“Link tax” – a boost for artists or a threat to the internet as we know it?
The EU Copyright Directive is intended to bring rules around content in line with the digital age. The proposed new rules have ignited a battle between the likes of Google, Facebook and YouTube and owners/creators of content. Article 11 and Article 13 are the two most controversial parts of the Directive.
Article 11 requires online content sharing platforms and news aggregators to obtain permission from copyright owners before sharing links. Such permission is likely to incur a fee which has been dubbed by some as the “link tax”.
Article 13 puts more onus on websites to enforce copyright laws and could mean that any online platform that allows users to post text, images, sounds or code will need a way to assess and filter content to ensure that it doesn’t infringe copyright.
Press publishers, record labels and artists argue that the amendment will improve copyright rules, giving intellectual-property protection to news and video content.
Paul McCartney wrote to politicians urging them to support the changes "Today, some user-upload content platforms refuse to compensate artists and all music creators fairly for their work while they exploit it for their own profit…The proposed Copyright Directive and its Article 13 would address the value gap and help assure a sustainable future for the music ecosystem and its creators, fans and digital music services alike."
On the other side of the fence, critics claim that Article 13 could have a massive impact on use of the internet, putting paid to memes and remixes.
There are concerns that websites will be required to scan all content being uploaded and must automatically block anything that may infringe copyright.

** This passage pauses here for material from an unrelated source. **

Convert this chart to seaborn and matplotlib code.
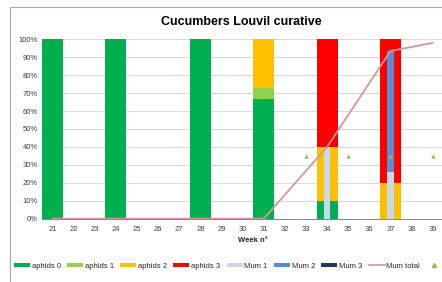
import numpy as np
import pandas as pd
import matplotlib
matplotlib.use("Agg")
import matplotlib.pyplot as plt
from matplotlib.patches import Rectangle, Patch
from matplotlib.lines import Line2D
import seaborn as sns

weeks = list(range(21, 40))
week_labels = [str(w) for w in weeks]

aphids0 = [100, 0, 0, 100, 0, 0, 0, 100, 0, 0, 67, 0, 0, 10, 0, 0, 0, 0, 0]
aphids1 = [0, 0, 0, 0, 0, 0, 0, 0, 0, 0, 6, 0, 0, 0, 0, 0, 0, 0, 0]
aphids2 = [0, 0, 0, 0, 0, 0, 0, 0, 0, 0, 27, 0, 0, 30, 0, 0, 20, 0, 0]
aphids3 = [0, 0, 0, 0, 0, 0, 0, 0, 0, 0, 0, 0, 0, 60, 0, 0, 80, 0, 0]
mum1 = [0, 0, 0, 0, 0, 0, 0, 0, 0, 0, 0, 0, 0, 40, 0, 0, 26, 0, 0]
mum2 = [0, 0, 0, 0, 0, 0, 0, 0, 0, 0, 0, 0, 0, 0, 0, 0, 67.5, 0, 0]
mum3 = [0, 0, 0, 0, 0, 0, 0, 0, 0, 0, 0, 0, 0, 0, 0, 0, 0, 0, 0]
mum_total = [0, 0, 0, 0, 0, 0, 0, 0, 0, 0, 0, np.nan, np.nan, 40, np.nan, np.nan, 93.5, np.nan, 98]
marker_weeks = [33, 35, 37, 39]
marker_vals = [35, 35, 35, 35]

aphid_series = [("aphids 0", aphids0, "#00B050"), ("aphids 1", aphids1, "#92D050"),
                ("aphids 2", aphids2, "#FFC000"), ("aphids 3", aphids3, "#FF0000")]
mum_series = [("Mum 1", mum1, "#C6D9F1"), ("Mum 2", mum2, "#558ED5"), ("Mum 3", mum3, "#1F3864")]
line_color = "#D99694"
marker_color = "#9BBB59"

sns.set_theme(style="white")
plt.rcParams['font.family'] = ['Liberation Sans', 'DejaVu Sans']

fig = plt.figure(figsize=(4.42, 2.82), dpi=100)
ax = fig.add_axes([41.9 / 442, 1 - 218.7 / 282, (443.3 - 41.9) / 442, (218.7 - 39.3) / 282])

# chart border
fig.patches.append(Rectangle((10 / 442, -0.1), 1.2, 1 - 7 / 282 + 0.1, transform=fig.transFigure,
                             fill=False, edgecolor="#A6A6A6", linewidth=0.8, zorder=-1))

x = np.array(weeks)
bottom = np.zeros(len(weeks))
for name, vals, col in aphid_series:
    v = np.array(vals, dtype=float)
    ax.bar(x, v, width=1.0, bottom=bottom, color=col, linewidth=0, zorder=2)
    bottom += v

bottom = np.zeros(len(weeks))
for name, vals, col in mum_series:
    v = np.array(vals, dtype=float)
    ax.bar(x, v, width=0.31, bottom=bottom, color=col, linewidth=0, zorder=3)
    bottom += v

df_line = pd.DataFrame({"week": weeks, "total": mum_total}).dropna()
sns.lineplot(data=df_line, x="week", y="total", color=line_color, linewidth=1.3, ax=ax, zorder=4)

df_mk = pd.DataFrame({"week": marker_weeks, "val": marker_vals})
sns.scatterplot(data=df_mk, x="week", y="val", marker="^", color=marker_color, s=10,
                linewidth=0, ax=ax, zorder=5)

ax.set_xlim(20.5, 39.5)
ax.set_ylim(0, 100)
ax.set_yticks(np.arange(0, 101, 10))
ax.set_yticklabels([f"{t}%" for t in range(0, 101, 10)], fontsize=5.5, color="#404040")
ax.set_xticks(weeks)
ax.set_xticklabels(week_labels, fontsize=5.5, color="#404040")
ax.set_xticks(np.arange(20.5, 40, 1), minor=True)
ax.tick_params(axis="x", which="major", length=0, pad=5)
ax.tick_params(axis="x", which="minor", length=3, color="#868686", width=0.6, direction="out")
ax.tick_params(axis="y", length=0, pad=3)
ax.grid(axis="y", color="#D9D9D9", linewidth=0.7, zorder=0)
ax.set_axisbelow(True)
for s in ["top", "right", "left"]:
    ax.spines[s].set_visible(False)
ax.spines["bottom"].set_color("#868686")
ax.spines["bottom"].set_linewidth(0.7)
ax.set_ylabel("")
ax.set_xlabel("")

fig.text(253 / 442, 1 - 241 / 282, "Week n°", ha="center", va="center", fontsize=5.5,
         fontweight="bold", color="#262626")
fig.text(241.5 / 442, 1 - 22 / 282, "Cucumbers Louvil curative", ha="center", va="center",
         fontsize=9, fontweight="bold", color="#000000")

handles = [Patch(facecolor=c, edgecolor="none") for _, _, c in aphid_series + mum_series]
labels = [n for n, _, _ in aphid_series + mum_series]
handles.append(Line2D([], [], color=line_color, linewidth=1.3))
labels.append("Mum total")
handles.append(Line2D([], [], color=marker_color, marker="^", linestyle="none", markersize=3))
labels.append("")
fig.legend(handles, labels, loc="center left", bbox_to_anchor=(14 / 442, 1 - 266 / 282), ncol=9,
           frameon=False, fontsize=5.5, handlelength=2.1, handleheight=0.5, handletextpad=0.2,
           columnspacing=0.85, borderaxespad=0, borderpad=0)

fig.savefig("out.png", dpi=100)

Artificial intelligence is likely to be used for such filtering however, by its nature it is unlikely to be able to distinguish between content that infringes copyright and fair use, such as satire and memes. 750,000 signatures and counting have been collected for the petition known as “Save Your Internet”.
So what now?
318 lawmakers voted against opening talks with EU countries based on the proposal, while 278 voted in favour. The full European parliament Copyright Directive debate will occur in September.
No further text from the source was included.